Exercise description: Scan the data below for the string "page". Show every line where it turns up.
-- START --
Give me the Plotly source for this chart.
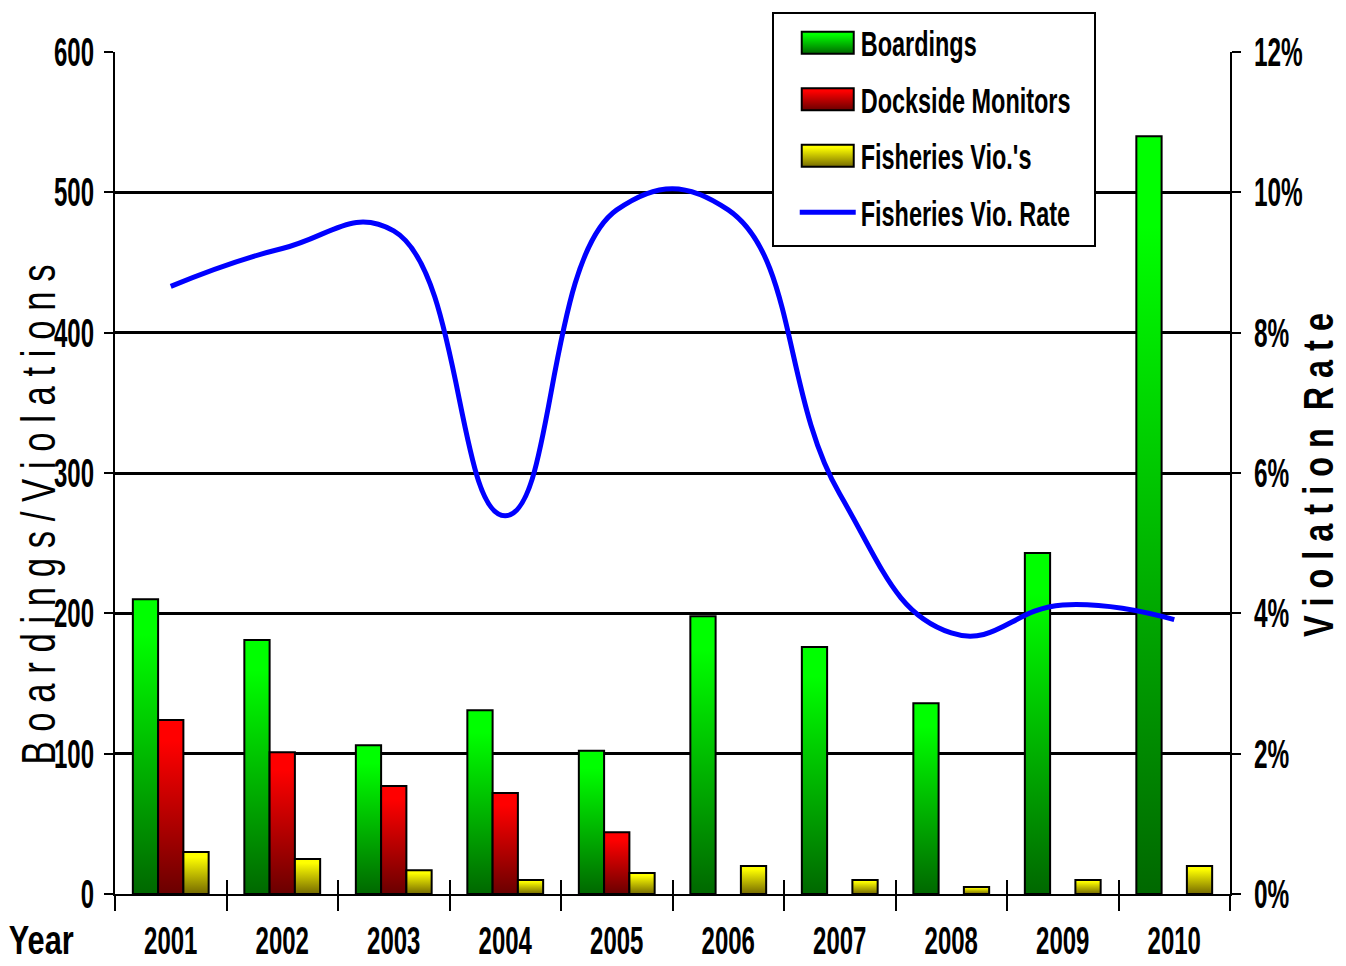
import plotly.graph_objects as go

# ---------------- data ----------------
years = ['2001', '2002', '2003', '2004', '2005', '2006', '2007', '2008', '2009', '2010']
boardings = [210, 181, 106, 131, 102, 198, 176, 136, 243, 540]
dockside_monitors = [124, 101, 77, 72, 44, None, None, None, None, None]
fisheries_vios = [30, 25, 17, 10, 15, 20, 10, 5, 10, 20]
vio_rate = [0.0866, 0.092, 0.0945, 0.0539, 0.0975, 0.0975, 0.057, 0.0372, 0.0412, 0.0391]

left_ticks = [0, 100, 200, 300, 400, 500, 600]
right_ticks = [0, 0.02, 0.04, 0.06, 0.08, 0.10, 0.12]
right_tick_text = ['0%', '2%', '4%', '6%', '8%', '10%', '12%']

FONT = "Liberation Sans Narrow, Arial Narrow, Liberation Sans, Arial, sans-serif"

fig = go.Figure()
fig.add_trace(go.Bar(name='Boardings', x=years, y=boardings, legendgroup='a',
                     marker=dict(color='#00B000', line=dict(color='black', width=2))))
fig.add_trace(go.Bar(name='Dockside Monitors', x=years, y=dockside_monitors, legendgroup='b',
                     marker=dict(color='#C00000', line=dict(color='black', width=2))))
fig.add_trace(go.Bar(name="Fisheries Vio.'s", x=years, y=fisheries_vios, legendgroup='c',
                     marker=dict(color='#C8C800', line=dict(color='black', width=2))))
fig.add_trace(go.Scatter(name='Fisheries Vio. Rate', x=years, y=vio_rate, legendgroup='d',
                         xaxis='x2', yaxis='y2', mode='lines',
                         line=dict(color='#0000FF', width=5, shape='spline', smoothing=1.3)))

fig.update_layout(
    width=1346, height=966,
    margin=dict(l=115, r=116, t=52, b=72, pad=0),
    paper_bgcolor='white', plot_bgcolor='white',
    barmode='group', bargap=0.32, bargroupgap=0,
    font=dict(family=FONT, color='black'),
    showlegend=True,
    legend=dict(x=0.589, y=1.048, xanchor='left', yanchor='top',
                bgcolor='white', bordercolor='black', borderwidth=2,
                font=dict(family=FONT, size=35, weight='bold', color='black'),
                itemwidth=56, indentation=21, traceorder='grouped', tracegroupgap=8),
    xaxis=dict(type='category', range=[-0.5, 9.5], showline=True, linecolor='black', linewidth=2,
               ticks='outside', tickson='boundaries', ticklen=15, tickwidth=2, tickcolor='black',
               showgrid=False, zeroline=False, ticklabelstandoff=12, automargin=False,
               tickfont=dict(family=FONT, size=38, weight='bold', color='black')),
    xaxis2=dict(type='category', range=[-0.5, 9.5], overlaying='x', anchor='y', side='bottom',
                showline=False, ticks='inside', tickson='boundaries', ticklen=14, tickwidth=2,
                tickcolor='black', showticklabels=False, showgrid=False, zeroline=False,
                automargin=False),
    yaxis=dict(range=[0, 600], tickvals=left_ticks, showgrid=True, gridcolor='black', gridwidth=2.5,
               showline=True, linecolor='black', linewidth=2, ticks='outside', ticklen=9,
               tickwidth=2, tickcolor='black', zeroline=False, ticklabelstandoff=2,
               automargin=False,
               tickfont=dict(family=FONT, size=40, weight='bold', color='black')),
    yaxis2=dict(range=[0, 0.12], tickvals=right_ticks, ticktext=right_tick_text, overlaying='y',
                side='right', anchor='x2', showgrid=False, showline=True, linecolor='black',
                linewidth=2, ticks='outside', ticklen=9, tickwidth=2, tickcolor='black',
                zeroline=False, ticklabelstandoff=5, automargin=False,
                tickfont=dict(family=FONT, size=40, weight='bold', color='black')),
    annotations=[
        dict(text='Year', xref='paper', yref='paper', x=-0.0655, y=-0.055, showarrow=False,
             xanchor='center', yanchor='middle', name='year',
             font=dict(family=FONT, size=40, weight='bold', color='black')),
        dict(text='B o a r d i n g s / V i o l a t i o n s', xref='paper', yref='paper',
             x=-0.069, y=0.45, textangle=-90, showarrow=False, xanchor='center', yanchor='middle',
             name='ltitle', font=dict(family=FONT, size=49, color='black')),
        dict(text='V i o l a t i o n &nbsp;R a t e', xref='paper', yref='paper',
             x=1.079, y=0.4976, textangle=-90, showarrow=False, xanchor='center', yanchor='middle',
             name='rtitle', font=dict(family=FONT, size=43, weight='bold', color='black')),
    ],
)

post_js = """
document.body.style.margin = '0';
document.body.style.padding = '0';
var gd = document.getElementById('{plot_id}');
try {
  var ns = 'http://www.w3.org/2000/svg';
  var svg = gd.querySelector('svg.main-svg');
  var defs = svg.querySelector('defs');
  if (!defs) { defs = document.createElementNS(ns, 'defs'); svg.insertBefore(defs, svg.firstChild); }
  function mk(id, c1, c2) {
    var g = document.createElementNS(ns, 'linearGradient');
    g.setAttribute('id', id);
    g.setAttribute('x1', '0'); g.setAttribute('y1', '0');
    g.setAttribute('x2', '0'); g.setAttribute('y2', '1');
    [[0, c1], [0.12, c1], [1, c2]].forEach(function (s) {
      var st = document.createElementNS(ns, 'stop');
      st.setAttribute('offset', String(s[0]));
      st.setAttribute('stop-color', s[1]);
      g.appendChild(st);
    });
    defs.appendChild(g);
  }
  mk('gradG', '#00FF00', '#006800');
  mk('gradR', '#FF0000', '#6A0000');
  mk('gradY', '#FFFF00', '#756A00');
  var ids = ['gradG', 'gradR', 'gradY'];
  gd.querySelectorAll('.barlayer .trace').forEach(function (t, i) {
    if (i < 3) {
      t.querySelectorAll('path').forEach(function (p) { p.style.fill = 'url(#' + ids[i] + ')'; });
    }
  });
  gd.querySelectorAll('.legend .traces').forEach(function (t, i) {
    if (i < 3) {
      t.querySelectorAll('.legendpoints path').forEach(function (p) {
        p.setAttribute('d', 'M26,11H-26V-11H26Z');
        p.style.fill = 'url(#' + ids[i] + ')';
      });
    }
  });
  // narrow, tall lettering as in the original
  function squeeze(sel, f) {
    gd.querySelectorAll(sel).forEach(function (el) {
      var w = el.getComputedTextLength();
      if (w > 0) {
        el.setAttribute('textLength', (w * f).toFixed(1));
        el.setAttribute('lengthAdjust', 'spacingAndGlyphs');
      }
    });
  }
  function fixlen(el, L) {
    if (!el) return;
    el.setAttribute('textLength', String(L));
    el.setAttribute('lengthAdjust', 'spacingAndGlyphs');
  }
  squeeze('g.xtick text', 0.63);
  squeeze('g.ytick text', 0.60);
  squeeze('g.y2tick text', 0.61);
  squeeze('.legend .legendtext', 0.67);
  var ann = gd.querySelectorAll('.annotation-text');
  fixlen(ann[0], 65);
  fixlen(ann[1], 500);
  fixlen(ann[2], 324);
  var bg = gd.querySelector('.legend rect.bg');
  if (bg) { bg.setAttribute('width', '322'); bg.setAttribute('height', '233'); }
} catch (e) { console.log(e); }
"""

fig.write_html("out.html", post_script=post_js, config={'displayModeBar': False})
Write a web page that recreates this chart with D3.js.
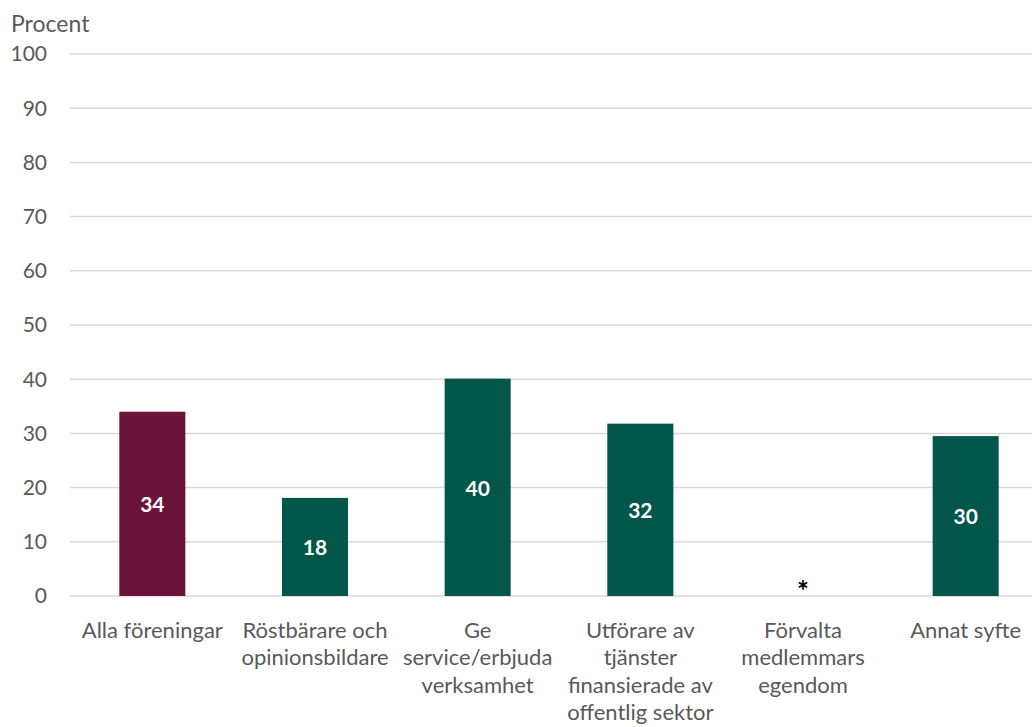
<!DOCTYPE html>
<html><head><meta charset="utf-8">
<script src="https://cdn.jsdelivr.net/npm/d3@7"></script>
<style>body{margin:0;background:#fff}svg{display:block}text{font-family:Lato,"Open Sans",sans-serif}</style>
</head><body><svg id="c" width="1032" height="727"></svg>
<script>
const categories = [
  ["Alla föreningar"],
  ["Röstbärare och", "opinionsbildare"],
  ["Ge", "service/erbjuda", "verksamhet"],
  ["Utförare av", "tjänster", "finansierade av", "offentlig sektor"],
  ["Förvalta", "medlemmars", "egendom"],
  ["Annat syfte"]
];
const values = [34.0, 18.1, 40.1, 31.8, null, 29.5];
const valueLabels = ["34", "18", "40", "32", "*", "30"];
const barColors = ["#6B1439", "#02564A", "#02564A", "#02564A", "#02564A", "#02564A"];
const yTicks = [0, 10, 20, 30, 40, 50, 60, 70, 80, 90, 100];
const yTitle = "Procent";

const svg = d3.select("#c");
const x = d3.scaleBand().domain(d3.range(categories.length)).range([71, 1047]).paddingInner(0.594).paddingOuter(0.297);
const y = d3.scaleLinear().domain([0, 100]).range([596, 54]);

svg.append("g").selectAll("line").data(yTicks).join("line")
  .attr("x1", 70).attr("x2", 1032)
  .attr("y1", d => y(d)).attr("y2", d => y(d))
  .attr("stroke", "#d9d9d9").attr("stroke-width", 1.5);

svg.append("g").selectAll("text").data(yTicks).join("text")
  .attr("x", 47).attr("y", d => y(d)).attr("dy", "0.35em")
  .attr("text-anchor", "end").attr("fill", "#595959").attr("font-size", 21)
  .text(d => d);

svg.append("text").attr("x", 11).attr("y", 24).attr("dy", "0.35em")
  .attr("fill", "#595959").attr("font-size", 23).text(yTitle);

const data = values.map((v, i) => ({v, i}));
svg.append("g").selectAll("rect").data(data.filter(d => d.v != null)).join("rect")
  .attr("x", d => x(d.i)).attr("width", x.bandwidth())
  .attr("y", d => y(d.v)).attr("height", d => y(0) - y(d.v))
  .attr("fill", d => barColors[d.i]);

svg.append("g").selectAll("text").data(data).join("text")
  .attr("x", d => x(d.i) + x.bandwidth() / 2)
  .attr("y", d => d.v != null ? (y(d.v) + y(0)) / 2 + 1 : y(0) - 10)
  .attr("dy", d => d.v != null ? "0.35em" : "0.55em")
  .attr("text-anchor", "middle")
  .attr("fill", d => d.v != null ? "#fff" : "#000")
  .attr("font-weight", "bold").attr("font-size", d => d.v != null ? 21 : 28)
  .text(d => valueLabels[d.i]);

const cat = svg.append("g").selectAll("text").data(categories).join("text")
  .attr("text-anchor", "middle").attr("fill", "#595959").attr("font-size", 22)
  .attr("x", (d, i) => x(i) + x.bandwidth() / 2).attr("y", 638);
cat.selectAll("tspan").data(d => d).join("tspan")
  .attr("x", function() { return this.parentNode.getAttribute("x"); })
  .attr("dy", (d, j) => j === 0 ? 0 : 27.4)
  .text(d => d);
</script></body></html>
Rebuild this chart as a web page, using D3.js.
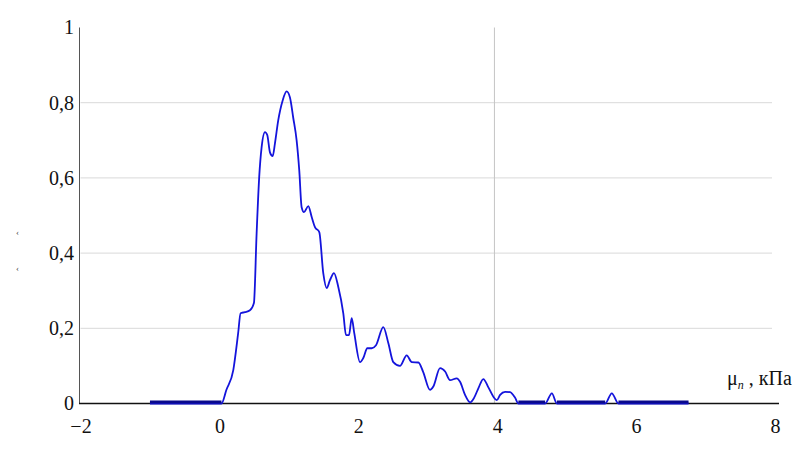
<html lang="ru">
<head>
  <meta charset="UTF-8"/>
  <title>μn, кПа</title>
  <script src="https://d3js.org/d3.v7.min.js"></script>
  <style>
    body { margin: 0; background: #fff; }
    svg text { font-family: "Liberation Serif", "Times New Roman", "DejaVu Serif", serif !important; }
  </style>
</head>
<body>
<svg id="chart" width="802" height="468"></svg>
<script>
// curve
const xs = [-1, 0.03, 0.10, 0.20, 0.27, 0.305, 0.367, 0.44, 0.497, 0.536, 0.573, 0.608, 0.656, 0.689, 0.728,
  0.767, 0.80, 0.847, 0.911, 0.968, 1.016, 1.063, 1.112, 1.15, 1.184, 1.218, 1.28, 1.329, 1.376, 1.438,
  1.496, 1.545, 1.592, 1.65, 1.712, 1.784, 1.823, 1.866, 1.905, 1.942, 2.025, 2.072, 2.13, 2.193, 2.255,
  2.36, 2.432, 2.504, 2.60, 2.697, 2.77, 2.865, 2.932, 3.033, 3.08, 3.177, 3.25, 3.321, 3.418, 3.465,
  3.537, 3.61, 3.667, 3.73, 3.80, 3.873, 3.945, 3.994, 4.042, 4.114, 4.186, 4.258, 4.305, 4.69, 4.787,
  4.86, 5.555, 5.65, 5.746, 6.755];
const ys = [0, 0, 0.036, 0.089, 0.187, 0.24, 0.243, 0.248, 0.267, 0.453, 0.602, 0.682, 0.722, 0.714, 0.668,
  0.658, 0.692, 0.753, 0.806, 0.83, 0.814, 0.76, 0.70, 0.62, 0.522, 0.509, 0.525, 0.496, 0.469, 0.456,
  0.346, 0.307, 0.328, 0.347, 0.31, 0.24, 0.182, 0.182, 0.227, 0.187, 0.11, 0.121, 0.147, 0.147, 0.155,
  0.203, 0.161, 0.11, 0.10, 0.128, 0.11, 0.109, 0.085, 0.036, 0.045, 0.094, 0.085, 0.062, 0.067, 0.058,
  0.023, 0.003, 0.015, 0.041, 0.065, 0.043, 0.018, 0.009, 0.023, 0.031, 0.03, 0.015, 0, 0, 0.027,
  0, 0, 0.027, 0, 0];
const xTicks = [-2, 0, 2, 4, 6, 8];
const yTicks = [0, 0.2, 0.4, 0.6, 0.8, 1];
const markerX = 3.96;

const serif = "Liberation Serif, Times New Roman, DejaVu Serif, serif";
const svg = d3.select("#chart").attr("font-family", serif);
const x = d3.scaleLinear().domain([-2, 8]).range([80.5, 775]);
const y = d3.scaleLinear().domain([0, 1]).range([403.5, 27.5]);
const ru = d3.formatLocale({decimal: ",", thousands: " ", grouping: [3], currency: ["", ""], minus: "\u2212"});
const yFmt = d => d === 0 || d === 1 ? String(d) : ru.format(".1f")(d);

// horizontal grid
svg.append("g").selectAll("line")
  .data(yTicks.filter(d => d > 0 && d < 1))
  .join("line")
  .attr("x1", x(-2)).attr("x2", 772)
  .attr("y1", d => y(d)).attr("y2", d => y(d))
  .attr("stroke", "#d9d9d9").attr("stroke-width", 1);

// vertical marker line
svg.append("line")
  .attr("x1", x(markerX)).attr("x2", x(markerX))
  .attr("y1", y(1)).attr("y2", y(0))
  .attr("stroke", "#c4c4c4").attr("stroke-width", 1);

// axes
const xAxis = svg.append("g")
  .attr("transform", `translate(0,${y(0)})`)
  .call(d3.axisBottom(x).tickValues(xTicks).tickSize(0).tickPadding(15).tickFormat(ru.format("d")))
  .attr("font-family", serif).attr("font-size", 20);
xAxis.select(".domain").remove();
xAxis.selectAll("text").attr("fill", "#111");

const yAxis = svg.append("g")
  .attr("transform", `translate(74,0)`)
  .call(d3.axisLeft(y).tickValues(yTicks).tickSize(0).tickPadding(0).tickFormat(yFmt))
  .attr("font-family", serif).attr("font-size", 20);
yAxis.select(".domain").remove();
yAxis.selectAll("text").attr("fill", "#111");

svg.append("line")
  .attr("x1", 79.5).attr("x2", 79.5).attr("y1", y(1)).attr("y2", y(0))
  .attr("stroke", "#555").attr("stroke-width", 1);
svg.append("line")
  .attr("x1", 79).attr("x2", 779).attr("y1", y(0)).attr("y2", y(0))
  .attr("stroke", "#111").attr("stroke-width", 1.5);

// curve
const pts = xs.map((d, i) => [d, ys[i]]);
const line = d3.line().x(d => x(d[0])).y(d => y(d[1])).curve(d3.curveMonotoneX);
svg.append("path")
  .attr("d", line(pts))
  .attr("fill", "none").attr("stroke", "#1414dc").attr("stroke-width", 1.8);

// zero runs drawn heavier, as in the original
const runs = [];
for (let i = 0; i < pts.length - 1; i++) {
  if (pts[i][1] === 0 && pts[i + 1][1] === 0) runs.push([pts[i], pts[i + 1]]);
}
svg.append("g").selectAll("line")
  .data(runs)
  .join("line")
  .attr("x1", d => x(d[0][0])).attr("x2", d => x(d[1][0]))
  .attr("y1", y(0) - 1.5).attr("y2", y(0) - 1.5)
  .attr("stroke", "#0a0a8c").attr("stroke-width", 3);

// axis title
const t = svg.append("text").attr("x", 727).attr("y", 385).attr("font-size", 20).attr("fill", "#111");
t.append("tspan").text("μ");
t.append("tspan").attr("font-size", 12).attr("font-style", "italic").attr("dy", 4).text("n");
t.append("tspan").attr("dy", -4).text(" , кПа");

// stray marks at left edge
svg.append("g").selectAll("text")
  .data([232, 268])
  .join("text")
  .attr("x", 16).attr("y", d => d + 3)
  .attr("font-size", 9).attr("fill", "#444")
  .text("‹");
</script>
</body>
</html>
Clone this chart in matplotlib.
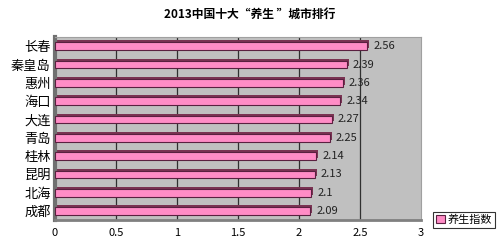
import numpy as np
import matplotlib.pyplot as plt
from matplotlib.transforms import offset_copy

plt.rcParams['font.family'] = ['Noto Sans CJK SC', 'DejaVu Sans']

cities = ['长春', '秦皇岛', '惠州', '海口', '大连', '青岛', '桂林', '昆明', '北海', '成都']
scores = [2.56, 2.39, 2.36, 2.34, 2.27, 2.25, 2.14, 2.13, 2.1, 2.09]
xticks = [0, 0.5, 1, 1.5, 2, 2.5, 3]
xticklabels = ['0', '0.5', '1', '1.5', '2', '2.5', '3']

fig = plt.figure(figsize=(5, 2.49), dpi=100)
ax = fig.add_axes([0.11, 0.116, 0.732, 0.735])
ax.set_facecolor('#c0c0c0')

y = np.arange(len(cities))

# vertical gridlines on the back wall
for t in xticks[1:-1]:
    ax.axvline(t, color='#303030', lw=0.9, zorder=1)

# 3D-ish depth: dark shadow bar shifted up/right
shadow = offset_copy(ax.transData, fig=fig, x=2, y=2, units='dots')
ax.barh(y, scores, height=0.42, color='#7a3352', transform=shadow, zorder=2)
ax.barh(y, scores, height=0.42, color='#ff8cc6', edgecolor='#5a2040',
        linewidth=0.8, zorder=3, label='养生指数')

for yi, v in zip(y, scores):
    ax.text(v + 0.05, yi, str(v), va='center', ha='left', fontsize=8,
            color='#222222', zorder=4)

ax.set_xlim(0, 3)
ax.set_ylim(len(cities) - 0.5, -0.5)
ax.set_yticks(y)
ax.set_yticklabels(cities, fontsize=9.5)
ax.set_xticks(xticks)
ax.set_xticklabels(xticklabels, fontsize=8)
ax.tick_params(axis='y', length=0, pad=3)
ax.tick_params(axis='x', length=0, pad=6)

for s in ['top', 'right']:
    ax.spines[s].set_color('#a0a0a0')
    ax.spines[s].set_linewidth(0.8)
ax.spines['left'].set_color('#707070')
ax.spines['left'].set_linewidth(3)
ax.spines['bottom'].set_color('#808080')
ax.spines['bottom'].set_linewidth(2)

fig.suptitle('2013中国十大“养生 ”城市排行', fontsize=8.5, fontweight='bold',
             x=0.5, y=0.97)

leg = fig.legend(loc='center left', bbox_to_anchor=(0.866, 0.118), fontsize=8,
                 frameon=True, fancybox=False, edgecolor='black',
                 handlelength=0.8, handleheight=0.8, handletextpad=0.3,
                 borderpad=0.25, borderaxespad=0)
leg.get_frame().set_linewidth(0.8)

fig.savefig('out.png', dpi=100)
-- END --
Output for this exercise:
Write a web page that recreates this chart with D3.js.
Rebuild this chart as a web page, using D3.js.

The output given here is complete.